We should also remember that just a few years ago, Congress passed legislation, and the President signed it into law, allowing the American military to arrest and indefinitely detain Americans on American soil, locking them up without charge or trial.  The President issued a signing statement saying that despite this law now being passed, "...my Administration will not authorize the indefinite military detention without trial of American citizens."  Signing statements are, of course, no more legally binding than campaign promises and certainly do not affect future presidents.

This blatantly unconstitutional claimed power was challenged in the judiciary, and a district court found it to be unconstitutional.  However the finding of the district court was reversed at the appeals court level, and the Supreme Court refused to hear the case.   As it stands now, all three branches of federal government have institutionalized the blatantly unconstitutional power to order the military to arrest Americans, on American soil, and put them in prison forever, without trial and the due process of law.

Meanwhile, beyond the contribution of General Clark above, others also today spread propaganda showing a desire to institutionalize such denial of American liberty on a greater scale.  To some in this nation, Americans simply have no inviolate rights.

These topics are not academic.  All public servants, who have taken the oath of office to support and defend, and bear true faith and allegiance to the Fifth Amendment rights of Americans, should be preparing for a time when they may need to make good on their oath by refusing an unlawful order.

We need to stand ready to protect America from domestic enemies who wish to turn government tools of violence against the American people.

We do this by taking the time to read the Constitution we swore to defend, so that we can refuse unlawful orders on the spot.
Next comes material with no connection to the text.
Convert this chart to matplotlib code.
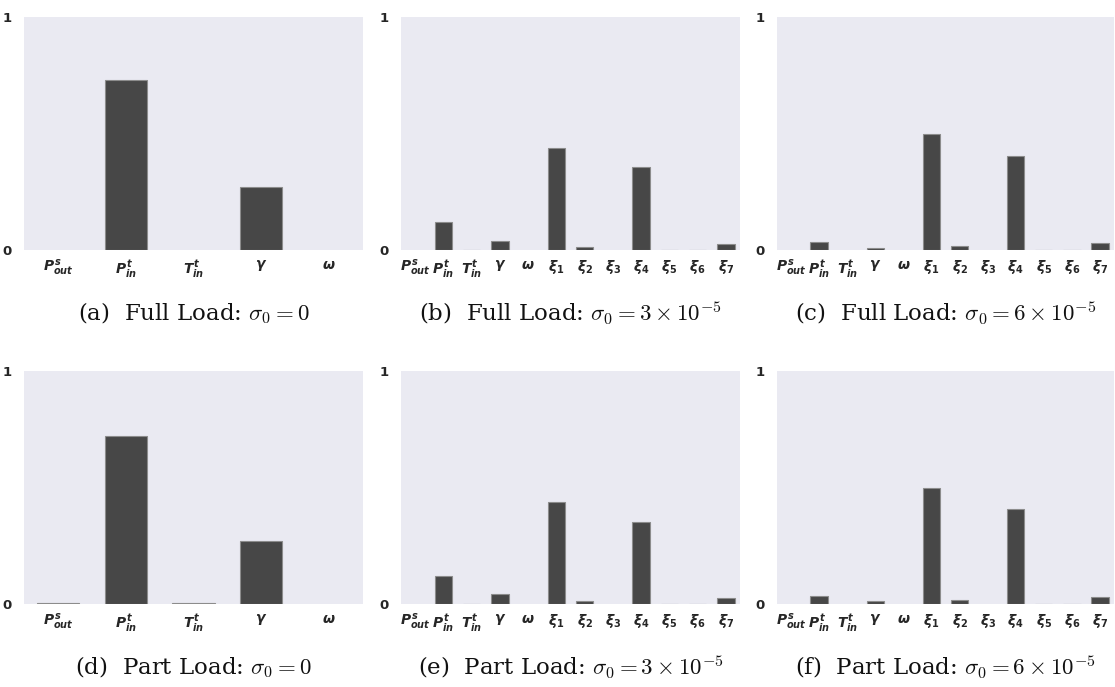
import numpy as np
import matplotlib
matplotlib.use('Agg')
import matplotlib.pyplot as plt

# sensitivity indices
params_5 = [r'$P^s_{out}$', r'$P^t_{in}$', r'$T^t_{in}$', r'$\gamma$', r'$\omega$']
params_12 = params_5 + [r'$\xi_%d$' % i for i in range(1, 8)]

full_s0 = [0.0, 0.73, 0.0, 0.27, 0.0]
full_s3 = [0.0, 0.121, 0.002, 0.040, 0.0, 0.436, 0.014, 0.0, 0.357, 0.002, 0.001, 0.026]
full_s6 = [0.0, 0.033, 0.0, 0.010, 0.0, 0.496, 0.017, 0.0, 0.405, 0.002, 0.001, 0.031]
part_s0 = [0.003, 0.722, 0.004, 0.269, 0.0]
part_s3 = [0.0, 0.121, 0.002, 0.044, 0.0, 0.436, 0.014, 0.0, 0.352, 0.002, 0.001, 0.027]
part_s6 = [0.0, 0.034, 0.0, 0.013, 0.0, 0.496, 0.017, 0.0, 0.408, 0.002, 0.001, 0.031]

captions = [r'(a)  Full Load: $\sigma_0 = 0$',
            r'(b)  Full Load: $\sigma_0 = 3\times10^{-5}$',
            r'(c)  Full Load: $\sigma_0 = 6\times10^{-5}$',
            r'(d)  Part Load: $\sigma_0 = 0$',
            r'(e)  Part Load: $\sigma_0 = 3\times10^{-5}$',
            r'(f)  Part Load: $\sigma_0 = 6\times10^{-5}$']

# bold italic sans for the tick labels
plt.rcParams['mathtext.fontset'] = 'custom'
plt.rcParams['mathtext.it'] = 'DejaVu Sans:italic:bold'
plt.rcParams['mathtext.rm'] = 'DejaVu Sans:bold'
plt.rcParams['mathtext.bf'] = 'DejaVu Sans:bold'

W, H = 1115, 687
fig = plt.figure(figsize=(W / 100, H / 100), dpi=100)

# axes boxes in pixels: left, right, top, bottom
cols = [(24, 363), (401, 740), (777, 1114)]
rows = [(17, 250), (371, 604)]

panels = [(params_5, full_s0), (params_12, full_s3), (params_12, full_s6),
          (params_5, part_s0), (params_12, part_s3), (params_12, part_s6)]

for k, (labels, vals) in enumerate(panels):
    r, c = divmod(k, 3)
    l, rr = cols[c]
    t, b = rows[r]
    ax = fig.add_axes([l / W, 1 - b / H, (rr - l) / W, (b - t) / H])
    ax.set_facecolor('#eaeaf2')
    x = np.arange(len(vals))
    edges = ['#8c8c8c' if v > 0 else 'none' for v in vals]
    ax.bar(x, vals, width=0.62, color='#474747', edgecolor=edges, linewidth=0.8)
    ax.set_xlim(-0.5, len(vals) - 0.5)
    ax.set_ylim(0, 1)
    ax.set_yticks([0, 1])
    ax.set_yticklabels(['0', '1'], fontsize=9.5, fontweight='bold', color='#262626')
    ax.set_xticks(x)
    ax.set_xticklabels(labels, fontsize=10, color='#262626')
    ax.tick_params(length=0, pad=6)
    ax.tick_params(axis='y', pad=9)
    for s in ax.spines.values():
        s.set_visible(False)
    cap_y = 313 if r == 0 else 667
    fig.text((l + rr) / 2 / W, 1 - cap_y / H, captions[k], ha='center', va='center',
             fontsize=16.5, family='DejaVu Serif', math_fontfamily='cm', color='#111111')

fig.savefig('out.png', dpi=100)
Those who can't be counted on to protect America as they swore they would do, should leave service immediately and find employment elsewhere.  We do not need cowards who wear a uniform simply to receive the adulation from a public that doesn't know any better.  We need actual defenders of America, who actually make good on their oath of office, and who will defend Americans at risk to themselves, their careers, and their convenience.

America is in a very dark place.  It is a far different country than what was founded.  Like Germany, even free countries fall into despotism once fascists take control from the inside.

That tragic fact does not relieve public servants of their duty to stand tall for the America that no longer exists.